I absolutely agree with you. In my opinion the mid-2000s AJAX craze has died down into "AJAX where it's useful, otherwise do whatever." I expect the single page app idea will do the same.

I think the end result will be dedicated pages as the "homepage" of some topic that give full access to that thing and partial access to related concepts. That preserves some of the "I just want to fiddle with the kerblob, don't make me navigate away from what I'm doing" idea without throwing out the hypertext/linking/other beauties that make the internet great.


You seem to mix webpages, which almost never need to be single paged, except if they a book or something and webapps where the concept of a page doesn't make sense.

So no, we will properly never see that many blogs that are single paged, but it makes sense for your bank application to be single paged.


I completely understand that, and agree, but for the 99% of websites that are somewhere in-between a "page" and an "app", this sort of punditry is not really helpful. Most websites are interactive in some way, and also benefit from search engine indexing and linkability. Blogs like these seem to think all apps are true apps (DO something on the web), and other think they are pages (CONSUME something on the web. The truth is that most web applications are a hybrid; you will DO something that persists so others can consume it.


the problem is that one page apps are great for delivering what 10 years ago would have been a stand alone desktop app. You're just now delivering it via http.

But no one really qualifies their fanaticism. sure node.js is great! clearly we should use it for our brochure-ware sites too!


> Can someone point me to a way to use Node that actually makes sense for something that doesn't have to be near-real-time?

I'd like to see a CMS+Framework like Drupal built in node. Serving an entire dynamic site (say, a corporate site with customer portal) in node could be extremely sweet.

Edit to point out: just because it's in node doesn't mean it's a single-page, ajaxy app. It's obviously the killer application for now, but as time goes on and we link together more and more with external APIs (that might not answer you right away), the async model will make more sense for even a mid-level webapp or customer portal IMO.


I'm surprised no one considers that single page apps can still work without breaking hypertext. HTML5 history lets you do that and fall back to full pages. Just look at what GitHub does in their repo view.


I started a side projects months ago and the first question I agonized over was: 'web app' or 'api app'.

We went through all the screen mock ups several times before any code was laid down. First thing I knew was it was going to be - for me - a lot quicker to just stick with Rails over node. I played with node before and didn't see my project 'needing' it.

I thought a lot about using Spine. Still hadn't gotten over the Backbone hump, so that was out. And in the end, I just decided that for prototyping and just getting something ready, I needed to stick with the easy and most productive route and just make it a page to page web app. Most of the world still finds this approach acceptable and I was just trying to not get sucked into the technology vortex. 'Real artists ship' I kept telling myself. I did end up using MooTools which seems so old school now, but it totally works fine and I prefer it over jQuery. I felt like a sorta ajax Rails app here and there would be good enough for what I needed to do.
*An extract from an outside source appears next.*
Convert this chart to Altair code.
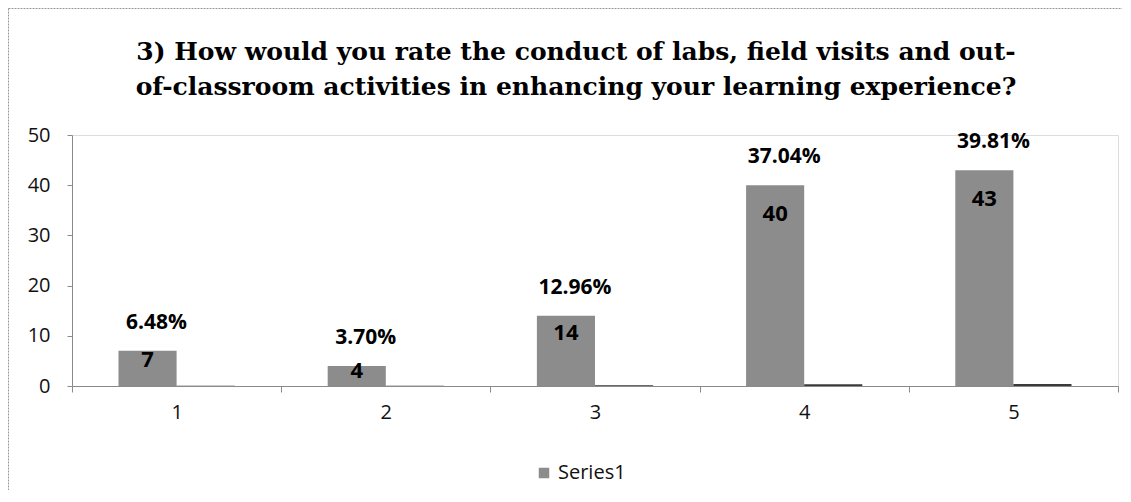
import altair as alt
import pandas as pd

ratings = ["1", "2", "3", "4", "5"]
counts = [7, 4, 14, 40, 43]
percent_labels = ["6.48%", "3.70%", "12.96%", "37.04%", "39.81%"]
series2_values = [0.0648, 0.0370, 0.1296, 0.3704, 0.3981]
series_names = ["Series1", "Series2"]
y_ticks = [0, 10, 20, 30, 40, 50]
title_line1 = "3) How would you rate the conduct of labs, field visits and out-"
title_line2 = "of-classroom activities in enhancing your learning experience?"

rows = []
for r, c, p, s2 in zip(ratings, counts, percent_labels, series2_values):
    rows.append({"rating": r, "series": "Series1", "value": c, "pct": p})
    rows.append({"rating": r, "series": "Series2", "value": s2, "pct": p})
df = pd.DataFrame(rows)

W, H = 1046, 251
sans = "Open Sans"

x_enc = alt.X(
    "rating:N",
    sort=ratings,
    scale=alt.Scale(paddingInner=0, paddingOuter=0),
    axis=alt.Axis(
        title=None, labelAngle=0, tickBand="extent", domainColor="#8a8a8a",
        tickColor="#8a8a8a", tickSize=6, labelPadding=10, labelFont=sans,
        labelFontSize=20, labelColor="#111", grid=False,
    ),
)
xoff = alt.XOffset(
    "series:N", sort=series_names,
    scale=alt.Scale(domain=series_names, paddingInner=0, paddingOuter=0.8),
)
y_enc = alt.Y(
    "value:Q",
    scale=alt.Scale(domain=[0, 50], nice=False),
    axis=alt.Axis(
        title=None, values=y_ticks, grid=False, domainColor="#8a8a8a",
        tickColor="#8a8a8a", tickSize=5, labelPadding=17, labelFont=sans,
        labelFontSize=20, labelColor="#111",
    ),
)

base = alt.Chart(df)

bars = base.mark_bar().encode(
    x=x_enc,
    xOffset=xoff,
    y=y_enc,
    color=alt.Color(
        "series:N",
        scale=alt.Scale(domain=series_names, range=["#8c8c8c", "#3a3a3a"]),
        legend=alt.Legend(
            values=["Series1"], title=None, orient="none", legendX=462, legendY=328,
            symbolType="square", symbolSize=110, symbolStrokeWidth=0,
            labelFont=sans, labelFontSize=20, labelColor="#111",
        ),
    ),
)

count_text = base.transform_filter(alt.datum.series == "Series1").transform_calculate(
    pos="max(datum.value - 5.8, datum.value * 0.75)"
).mark_text(font=sans, fontSize=22, fontWeight="bold", color="#000", baseline="middle").encode(
    x=x_enc, xOffset=xoff, y=alt.Y("pos:Q"), text=alt.Text("value:Q", format="d")
)

pct_text = base.transform_filter(alt.datum.series == "Series1").mark_text(
    font=sans, fontSize=21, fontWeight="bold", color="#000", baseline="middle", dx=9, dy=-28
).encode(x=x_enc, xOffset=xoff, y=alt.Y("value:Q"), text="pct:N")

frame = alt.Chart(alt.Data(values=[{"a": 1}])).mark_rect(
    filled=False, stroke="#9a9a9a", strokeWidth=1, strokeDash=[2, 1]
).encode(
    x=alt.value(-63.5), x2=alt.value(W + 200), y=alt.value(-126.5), y2=alt.value(H + 300)
)

title_font = dict(font="DejaVu Serif", fontSize=25, fontWeight="bold", color="#000",
                  align="center", baseline="alphabetic")
t1 = alt.Chart(alt.Data(values=[{"t": title_line1}])).mark_text(**title_font).encode(
    x=alt.value(504), y=alt.value(-75), text="t:N"
)
t2 = alt.Chart(alt.Data(values=[{"t": title_line2}])).mark_text(**title_font).encode(
    x=alt.value(504), y=alt.value(-40), text="t:N"
)

chart = alt.layer(frame, bars, count_text, pct_text, t1, t2).properties(
    width=W,
    height=H,
    autosize=alt.AutoSizeParams(type="none"),
    padding={"left": 64, "top": 127, "right": 4, "bottom": 104},
).configure_view(strokeWidth=0, stroke="transparent").configure(background="white")

chart.save("out.html", embed_options={"renderer": "svg", "actions": False})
Over the past 8 months, I found pockets of time here and there to put down some code, in spite of a newborn and contracting at a few different startups. I haven't regretted using any of the tech I used and I've been mostly focused on just delivering functionality and getting something ready for people to use. Real artists ship.

Will my Rails app handle 100s of requests a second? Probably not. But, I'm going to love having that problem. It will mean that people will actually be using the app and then I can start thinking about how to scale it up/out.

The shop I'm working with now has a bunch of young kids that are all about node. I think it's great and they even took an old Rails app and rewrote it in node because no one there knew Rails. Ok, dunno if I woulda done that, but it all boils down to - I think - what people are comfortable with.

I'm not that comfortable with node yet. I did see the whole bubbling up error thing and sorta spaghetti code possibilities when i was using it. Like some other posters have said, there are MVC frameworks out there that can alleviate or solve these issues. But at this point I just feel like most apps - most users - will not need or appreciate realtime. I've seen pretty pictures and buttons and ui that have put the sparkle in more people's eyes than if ajax was being used and thusly, realtime.

Is everything going that way (to realtime)? Absolutely. Are we there yet? No way. But I definitely see the writing on wall for Rails as a page to page framework. Maybe they'll come up with something - I've already seen evented php frameworks, so no reason to think this will not get sucked in to Rails somehow. And I've been using Rails as an api platform for years already, so the whole api discussion doesn't surprise me. But for now, I think there's still plenty of life left in Rails to make apps and companies on.


You are certainly not the only one, and as you point out this is nothing new. Web development is incredibly fad-driven, and the vast majority of web developers can't even tell you why they are jumping from fad to fad.

If you are writing a mail client, or chat app or something, then a single page javascript app makes sense. But I don't think those apps are the majority now, and I don't think they will become the majority any time soon.


[dead]


I'll stop being mischievousness, but basically the single page app replaces the desktop app of the past, this means:

- We build for the browser not the OS, no dependency in an organisation on windows, linux etc, it will even work on your ipad and mobile. This simplifies desktop support.

- server can easily publish updates frequently, very agile and responsive to change

- Takes advantage of the cloud and collaboration, your web app now has an API (your desktop app didn't!) so you can share data, link to other services and other web apps. Think of google docs, why would you create a word document and email it around or save on a share when you can share it in a web app and even have multiple people edit the document at the same time!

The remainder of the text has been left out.